Rural America will see major benefits from Trump’s infrastructure plan
Throughout American history, we have been recognized as a global leader in many areas, but we are in distinct danger of squandering advantages we hold over other countries when it comes to our infrastructure system.
Once the envy of the world, our infrastructure is crumbling and inadequate, and our nation risks slipping behind in economic achievement.
Under President Trump’s “Building a Stronger America” infrastructure agenda, we can restore our position in the world and steer America back to prosperity, particularly in rural America.
He committed $200 billion in new federal funding that will catalyze at least $1.5 trillion in infrastructure investment nationwide, allowing state and local governments to make investment decisions based on what’s needed in their communities.
Importantly, President Trump committed $50 billion, or a quarter of all newly announced federal funding, solely to modernizing and repairing the vital infrastructure of rural America.
In my nine months in office, I have traveled to 33 states, including Iowa, taking a hard look at the challenges and opportunities in rural communities and hearing from rural citizens. At every stop, I heard about the dire need to expand broadband access, rebuild aging roads and bridges, provide clean water, and supply affordable, reliable power.
Specifically, I heard from people in agricultural communities who could use better transportation for moving American farmers and ranchers’ amazing bounty and enhancing access to their suppliers and customers, both domestically and internationally. Only with reliable and efficient infrastructure can rural America’s bounty be brought to market at home and abroad.

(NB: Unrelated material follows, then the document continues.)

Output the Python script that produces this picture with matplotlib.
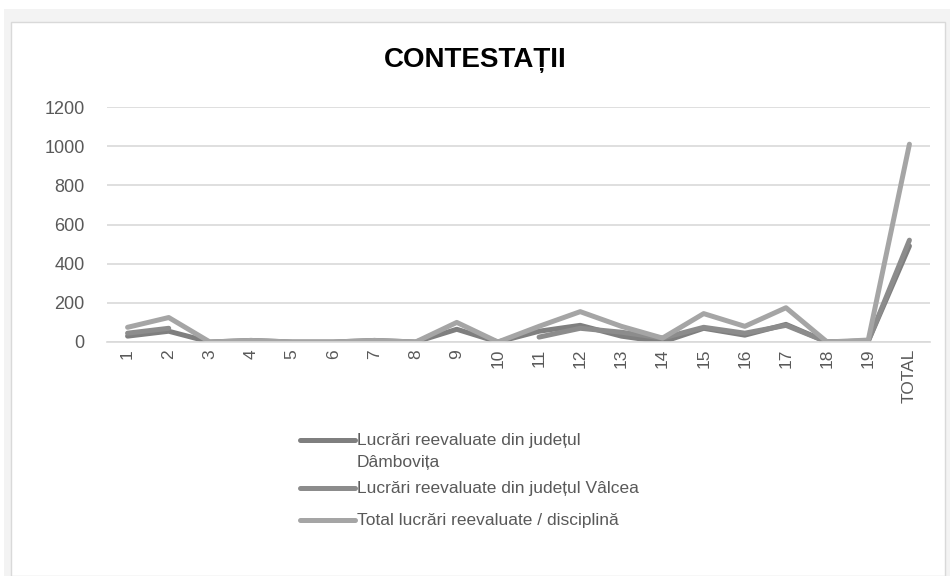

Aside from improving the quality of life for the people who live in non-urban parts of our country, President Trump’s American infrastructure initiative will create jobs for Americans. Such investment will increase our gross domestic product and boost the economy for all, including rural Americans.
At USDA, our informal motto is “Do right and feed everyone,” but we also fully endorse the president’s goal of restoring the “Made in America” label to the products we purchase and use. Neither is possible without modern 21st century infrastructure connecting our rural communities to each other, to our nation’s metropolitan areas, and to the world.
Sonny Perdue is the U.S. Secretary of Agriculture.